To prove that the function \( f(x) = a \sqrt{x - 1} + b \sqrt{2x - 1} - \sqrt{2x^2 - 3x + 1} \), where \( a + 2b = 2 \) and \( a, b \in \mathbb{R} \), always has a root in the interval \( (1, 5) \), we will evaluate the function at the endpoints of the interval and use the Intermediate Value Theorem. ### Step 1: Evaluate \( f(1) \) Substituting \( x = 1 \) into the function: \[ f(1) = a \sqrt{1 - 1} + b \sqrt{2 \cdot 1 - 1} - \sqrt{2 \cdot 1^2 - 3 \cdot 1 + 1} \] Calculating each term: \[ = a \cdot 0 + b \cdot 1 - \sqrt{2 - 3 + 1} \] \[ = 0 + b - \sqrt{0} \] \[ = b \] So, we have: \[ f(1) = b \] ### Step 2: Evaluate \( f(5) \) Now substituting \( x = 5 \): \[ f(5) = a \sqrt{5 - 1} + b \sqrt{2 \cdot 5 - 1} - \sqrt{2 \cdot 5^2 - 3 \cdot 5 + 1} \] Calculating each term: \[ = a \sqrt{4} + b \sqrt{10 - 1} - \sqrt{50 - 15 + 1} \] \[ = 2a + b \sqrt{9} - \sqrt{36} \] \[ = 2a + 3b - 6 \] So, we have: \[ f(5) = 2a + 3b - 6 \] ### Step 3: Use the condition \( a + 2b = 2 \) From the condition \( a + 2b = 2 \), we can express \( a \) in terms of \( b \): \[ a = 2 - 2b \] ### Step 4: Substitute \( a \) into \( f(5) \) Substituting \( a \) into \( f(5) \): \[ f(5) = 2(2 - 2b) + 3b - 6 \] \[ = 4 - 4b + 3b - 6 \] \[ = -b - 2 \] ### Step 5: Analyze the signs of \( f(1) \) and \( f(5) \) Now we have: \[ f(1) = b \] \[ f(5) = -b - 2 \] ### Step 6: Determine the signs 1. If \( b > 0 \): - \( f(1) = b > 0 \) - \( f(5) = -b - 2 < 0 \) 2. If \( b < 0 \): - \( f(1) = b < 0 \) - \( f(5) = -b - 2 > 0 \) (since \( -b > 0 \)) ### Step 7: Apply the Intermediate Value Theorem In both cases, \( f(1) \) and \( f(5) \) have opposite signs.

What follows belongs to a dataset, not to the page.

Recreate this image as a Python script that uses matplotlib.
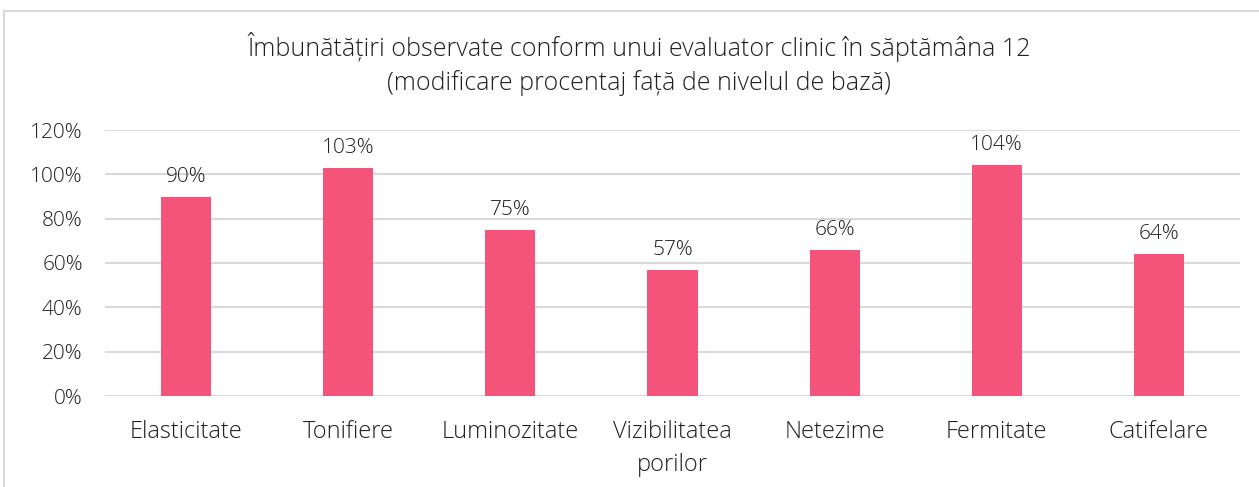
import matplotlib
matplotlib.use("Agg")
import matplotlib.pyplot as plt
from matplotlib.patches import Rectangle
from matplotlib.ticker import PercentFormatter

categories = ["Elasticitate", "Tonifiere", "Luminozitate", "Vizibilitatea\nporilor",
              "Netezime", "Fermitate", "Catifelare"]
values = [90, 103, 75, 57, 66, 104, 64]
yticks = [0, 20, 40, 60, 80, 100, 120]
title = "Îmbunătățiri observate conform unui evaluator clinic în săptămâna 12\n(modificare procentaj față de nivelul de bază)"

plt.rcParams['font.family'] = ['Open Sans', 'DejaVu Sans']
plt.rcParams['font.weight'] = 'light'
bar_color = '#F5547A'
text_color = '#1F1F1F'
grid_color = '#D9D9D9'

fig = plt.figure(figsize=(12.59, 4.87), dpi=100)
W, H = 1259, 487

# outer chart border (light gray), clipped by figure edges
fig.patches.append(Rectangle((3.5 / W, -0.1), 1.2, 1 - 11 / H + 0.1,
                             transform=fig.transFigure, fill=False,
                             edgecolor=grid_color, linewidth=1.5))

ax = fig.add_axes([105 / W, 1 - 396 / H, (1240 - 105) / W, (396 - 130) / H])
x = range(len(categories))
bars = ax.bar(x, values, width=0.31, color=bar_color, zorder=3)
for b, v in zip(bars, values):
    ax.text(b.get_x() + b.get_width() / 2, v + 4.5, f"{v}%", ha='center', va='bottom',
            fontsize=15, color=text_color)

ax.set_xlim(-0.5, len(categories) - 0.5)
ax.set_ylim(0, 120)
ax.set_yticks(yticks)
ax.yaxis.set_major_formatter(PercentFormatter(decimals=0))
ax.set_xticks(list(x))
ax.set_xticklabels(categories, linespacing=1.5)
ax.tick_params(axis='both', length=0, labelsize=15, colors=text_color)
ax.tick_params(axis='x', labelsize=17, pad=17)
ax.tick_params(axis='y', pad=16)
ax.grid(axis='y', color=grid_color, linewidth=1.5, zorder=0)
for s in ax.spines.values():
    s.set_visible(False)

fig.text(639 / W, 1 - 64 / H, title, ha='center', va='center', fontsize=18,
         color=text_color, linespacing=1.4)

fig.savefig("out.png", dpi=100)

By the Intermediate Value Theorem, since \( f(x) \) is continuous on the interval \( [1, 5] \), there exists at least one \( c \in (1, 5) \) such that \( f(c) = 0 \). ### Conclusion Thus, we have proved that the function \( f(x) \) always has a root in the interval \( (1, 5) \). ---